House told the AP that the father and son continued on the trail unaware that Steiner had succumbed to the heat. He said the father traveled another 2,000 feet before he also collapsed.
Authorities believe the couple died of heat-related causes, House told the AP. Officials are awaiting the results of an autopsy to confirm the official cause of death, according to the AP.
Authorities said the family made a fatal mistake by setting out on their hike with only two 20-ounce water bottles, far less than the one gallon per person recommended by White Sands park rangers, according to ABC affiliate KVIA. The trail lacks vegetation and shade, and visitors are warned to avoid hiking in the hot, midday temperatures, according to the AP.
The boy, who authorities did not identify, may not have survived if authorities had not reached his mother, leading them to take a look at her camera. Once they did, House told the New York Daily News, they realized she wasn’t alone and they needed to find her companions.

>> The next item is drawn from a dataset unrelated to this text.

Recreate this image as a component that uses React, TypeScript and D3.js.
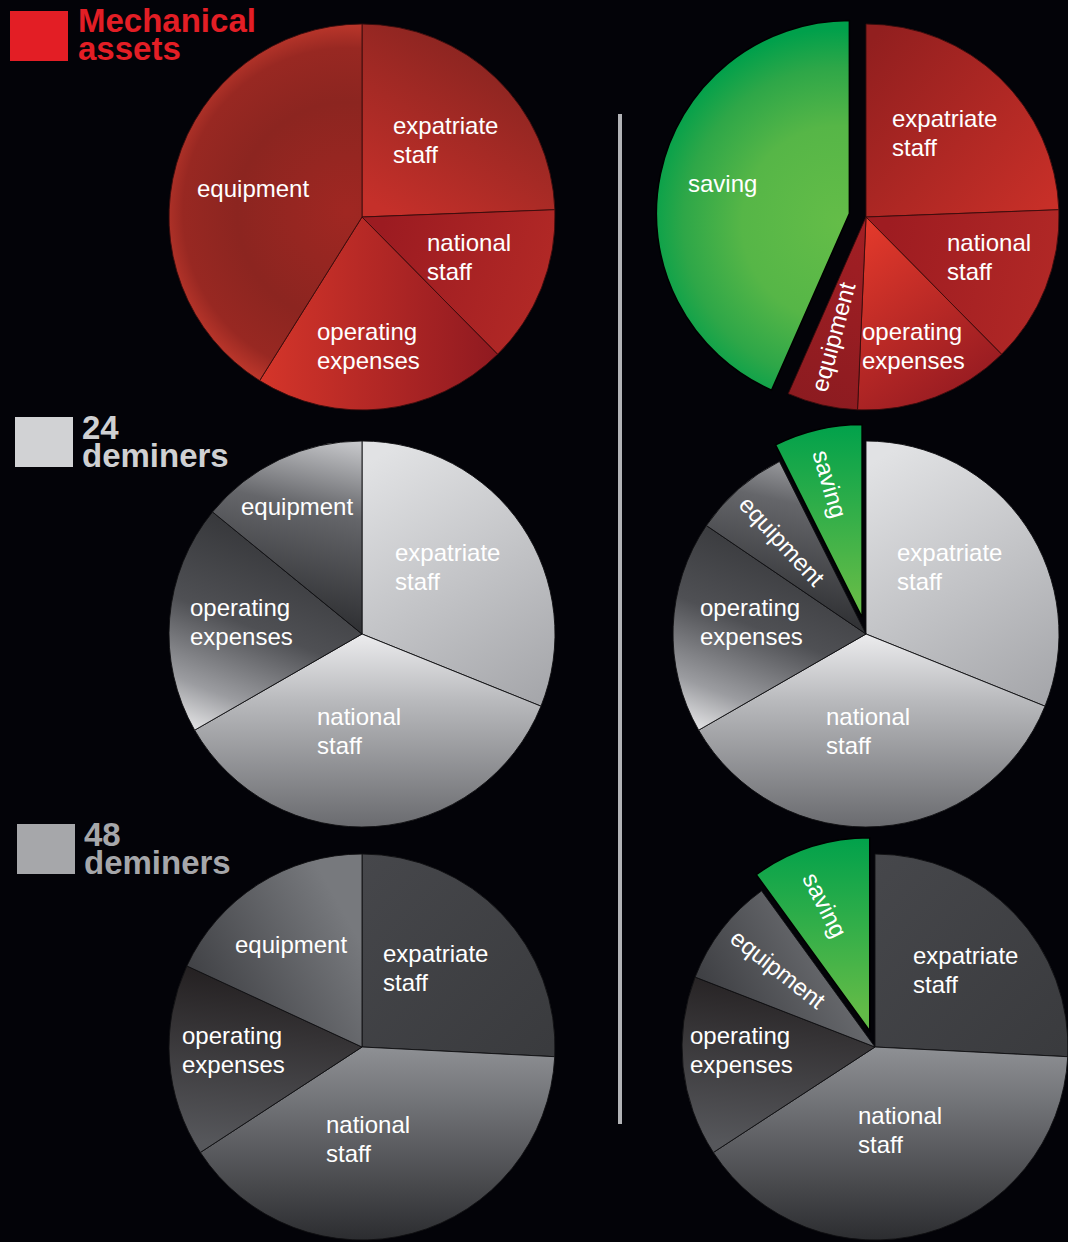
import React from "react";
import * as d3 from "d3";

// ---------- DATA (shares of total cost, %) ----------
const categories = ["expatriate staff", "national staff", "operating expenses", "equipment", "saving"];
const mechanicalNow = [24.4, 13.2, 21.3, 41.1, 0];
const mechanicalAlt = [24.4, 13.2, 13.1, 5.9, 43.4];
const deminers24Now = [31.1, 35.6, 19.2, 14.1, 0];
const deminers24Alt = [31.1, 35.6, 17.8, 8.1, 7.4];
const deminers48Now = [25.8, 40.0, 16.1, 18.1, 0];
const deminers48Alt = [25.8, 40.0, 15.1, 9.1, 10.0];
const groupTitles = [["Mechanical", "assets"], ["24", "deminers"], ["48", "deminers"]];

// ---------- LAYOUT / STYLE ----------
const W = 1068;
const H = 1242;
const R = 193;
const EXPLODE = 17;
const BG = "#030308";
const FONT = "'Liberation Sans', Arial, Helvetica, sans-serif";

type Stop = [number, string];
type Grad =
  | { kind: "linear"; x1: number; y1: number; x2: number; y2: number; stops: Stop[] }
  | { kind: "radial"; cx: number; cy: number; r: number; stops: Stop[] };

const lin = (x1: number, y1: number, x2: number, y2: number, stops: Stop[]): Grad => ({ kind: "linear", x1, y1, x2, y2, stops });
const rad = (cx: number, cy: number, r: number, stops: Stop[]): Grad => ({ kind: "radial", cx, cy, r, stops });

const greenRadial = rad(-10, 10, 195, [[0, "#64bd48"], [0.5, "#56b647"], [0.8, "#2ea748"], [1, "#00a04b"]]);
const greenLinear = lin(0, -195, 0, -20, [[0, "#00a14b"], [1, "#62bb47"]]);

const themes: Record<string, { stroke: string; fills: Grad[] }> = {
  redNow: {
    stroke: "#3a0c0c",
    fills: [
      lin(110, -185, 10, -15, [[0, "#872420"], [1, "#c5302a"]]),
      lin(20, 10, 190, 70, [[0, "#9c1b21"], [1, "#b22926"]]),
      lin(-100, 0, 140, 0, [[0, "#d4352a"], [1, "#8e1920"]]),
      rad(-15, -5, 200, [[0, "#a02722"], [0.55, "#8c2520"], [0.82, "#982822"], [0.93, "#b8352a"], [1, "#d0402c"]]),
      greenRadial,
    ],
  },
  redAlt: {
    stroke: "#3a0c0c",
    fills: [
      lin(-10, -160, 190, 20, [[0, "#921f1f"], [1, "#cd3129"]]),
      lin(20, 20, 190, 60, [[0, "#9e1c21"], [1, "#b12826"]]),
      lin(0, 10, 120, 175, [[0, "#e2392b"], [1, "#931a21"]]),
      lin(-80, 190, 0, 0, [[0, "#8b1b20"], [1, "#a31f24"]]),
      greenRadial,
    ],
  },
  grey: {
    stroke: "#101012",
    fills: [
      lin(20, -180, 180, 80, [[0, "#e1e2e4"], [1, "#a3a4a8"]]),
      lin(0, 0, 0, 193, [[0, "#ececee"], [0.35, "#b8b9bc"], [1, "#6a6b6f"]]),
      lin(-60, -120, -150, 110, [[0, "#2f3033"], [0.5, "#4f5054"], [0.8, "#9b9ca0"], [1, "#eeeeef"]]),
      lin(-40, -10, 0, -190, [[0, "#2f3033"], [0.6, "#65666a"], [1, "#c6c7ca"]]),
      greenLinear,
    ],
  },
  dark: {
    stroke: "#101012",
    fills: [
      lin(0, -190, 190, 0, [[0, "#46474b"], [1, "#3a3b3e"]]),
      lin(0, 0, 0, 193, [[0, "#8e9094"], [0.5, "#5d5e62"], [1, "#2c2d30"]]),
      lin(-100, -80, -120, 100, [[0, "#221e1f"], [1, "#56575b"]]),
      lin(-170, -30, -10, -120, [[0, "#3a3b3f"], [1, "#77797d"]]),
      greenLinear,
    ],
  },
};

type LabelPos = { x: number; y: number; rot?: number };

const pies: { values: number[]; cx: number; cy: number; theme: string; labels: Record<string, LabelPos> }[] = [
  {
    values: mechanicalNow, cx: 362, cy: 217, theme: "redNow",
    labels: {
      "expatriate staff": { x: 31, y: -83 },
      "national staff": { x: 65, y: 34 },
      "operating expenses": { x: -45, y: 123 },
      equipment: { x: -165, y: -20 },
    },
  },
  {
    values: mechanicalAlt, cx: 866, cy: 217, theme: "redAlt",
    labels: {
      "expatriate staff": { x: 26, y: -90 },
      "national staff": { x: 81, y: 34 },
      "operating expenses": { x: -4, y: 123 },
      equipment: { x: -33, y: 120, rot: -75 },
      saving: { x: -178, y: -25 },
    },
  },
  {
    values: deminers24Now, cx: 362, cy: 634, theme: "grey",
    labels: {
      "expatriate staff": { x: 33, y: -73 },
      "national staff": { x: -45, y: 91 },
      "operating expenses": { x: -172, y: -18 },
      equipment: { x: -121, y: -119 },
    },
  },
  {
    values: deminers24Alt, cx: 866, cy: 634, theme: "grey",
    labels: {
      "expatriate staff": { x: 31, y: -73 },
      "national staff": { x: -40, y: 91 },
      "operating expenses": { x: -166, y: -18 },
      equipment: { x: -84, y: -93, rot: 47 },
      saving: { x: -36, y: -150, rot: 74 },
    },
  },
  {
    values: deminers48Now, cx: 362, cy: 1047, theme: "dark",
    labels: {
      "expatriate staff": { x: 21, y: -85 },
      "national staff": { x: -36, y: 86 },
      "operating expenses": { x: -180, y: -3 },
      equipment: { x: -127, y: -94 },
    },
  },
  {
    values: deminers48Alt, cx: 875, cy: 1047, theme: "dark",
    labels: {
      "expatriate staff": { x: 38, y: -83 },
      "national staff": { x: -17, y: 77 },
      "operating expenses": { x: -185, y: -3 },
      equipment: { x: -97, y: -78, rot: 38 },
      saving: { x: -50, y: -142, rot: 63 },
    },
  },
];

const legends = [
  { x: 10, y: 11, color: "#e31e25", textColor: "#e31e25", tx: 78, base: 32 },
  { x: 15, y: 417, color: "#d1d2d4", textColor: "#cfd0d2", tx: 82, base: 439 },
  { x: 17, y: 824, color: "#a6a7aa", textColor: "#a6a7aa", tx: 84, base: 846 },
];

function GradDef({ id, g }: { id: string; g: Grad }) {
  const stops = g.stops.map(([o, c], i) => <stop key={i} offset={o} stopColor={c} />);
  if (g.kind === "linear") {
    return (
      <linearGradient id={id} gradientUnits="userSpaceOnUse" x1={g.x1} y1={g.y1} x2={g.x2} y2={g.y2}>
        {stops}
      </linearGradient>
    );
  }
  return (
    <radialGradient id={id} gradientUnits="userSpaceOnUse" cx={g.cx} cy={g.cy} r={g.r}>
      {stops}
    </radialGradient>
  );
}

export default function App() {
  const pieGen = d3.pie<number>().sort(null).value((d) => d);
  const arcGen = d3.arc<d3.PieArcDatum<number>>().innerRadius(0).outerRadius(R);

  return (
    <div style={{ width: W, height: H, background: BG }}>
      <style>{"html,body{margin:0;padding:0;background:#030308;}"}</style>
      <svg width={W} height={H} style={{ display: "block" }} fontFamily={FONT}>
        <rect width={W} height={H} fill={BG} />
        <defs>
          {pies.map((p, pi) =>
            themes[p.theme].fills.map((g, ci) => <GradDef key={`${pi}-${ci}`} id={`g-${pi}-${ci}`} g={g} />)
          )}
        </defs>

        <line x1={620} x2={620} y1={114} y2={1124} stroke="#b2b3b6" strokeWidth={4} />

        {legends.map((l, i) => (
          <g key={i}>
            <rect x={l.x} y={l.y} width={58} height={50} fill={l.color} />
            <text x={l.tx} y={l.base} fill={l.textColor} fontSize={33} fontWeight="bold" letterSpacing={0}>
              <tspan x={l.tx} y={l.base}>{groupTitles[i][0]}</tspan>
              <tspan x={l.tx} y={l.base + 28}>{groupTitles[i][1]}</tspan>
            </text>
          </g>
        ))}

        {pies.map((p, pi) => {
          const arcs = pieGen(p.values);
          const theme = themes[p.theme];
          return (
            <g key={pi} transform={`translate(${p.cx},${p.cy})`}>
              {arcs.map((a, ci) => {
                if (a.value <= 0) return null;
                const cat = categories[ci];
                if (cat === "saving") {
                  const mid = (a.startAngle + a.endAngle) / 2;
                  const ox = EXPLODE * Math.sin(mid);
                  const oy = -EXPLODE * Math.cos(mid);
                  return (
                    <g key={ci} transform={`translate(${ox},${oy})`}>
                      <path d={arcGen(a) || ""} fill={`url(#g-${pi}-${ci})`} stroke="#000" strokeWidth={1.5} />
                    </g>
                  );
                }
                return (
                  <path key={ci} d={arcGen(a) || ""} fill={`url(#g-${pi}-${ci})`} stroke={theme.stroke} strokeWidth={0.9} />
                );
              })}
              {arcs.map((a, ci) => {
                if (a.value <= 0) return null;
                const cat = categories[ci];
                const lp = p.labels[cat];
                if (!lp) return null;
                const lines = cat.split(" ");
                if (lp.rot !== undefined) {
                  return (
                    <text
                      key={`t${ci}`}
                      transform={`translate(${lp.x},${lp.y}) rotate(${lp.rot})`}
                      textAnchor="middle"
                      dominantBaseline="central"
                      fill="#fff"
                      fontSize={24}
                    >
                      {cat}
                    </text>
                  );
                }
                return (
                  <text key={`t${ci}`} fill="#fff" fontSize={24}>
                    {lines.map((ln, li) => (
                      <tspan key={li} x={lp.x} y={lp.y + li * 28.5}>
                        {ln}
                      </tspan>
                    ))}
                  </text>
                );
              })}
            </g>
          );
        })}
      </svg>
    </div>
  );
}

“We were trying to figure out what was going on,” House said. “We looked at the camera. Otherwise, he could have been the victim as well.”
House told the Daily News that, until this week, two people had died from exposure in the area over the last 15 years.
“It’s not common out there,” he said. “It has happened, but it’s very rare. It’s a tragedy.”
The boy’s grandmother flew to Albuquerque and was reunited with him Thursday.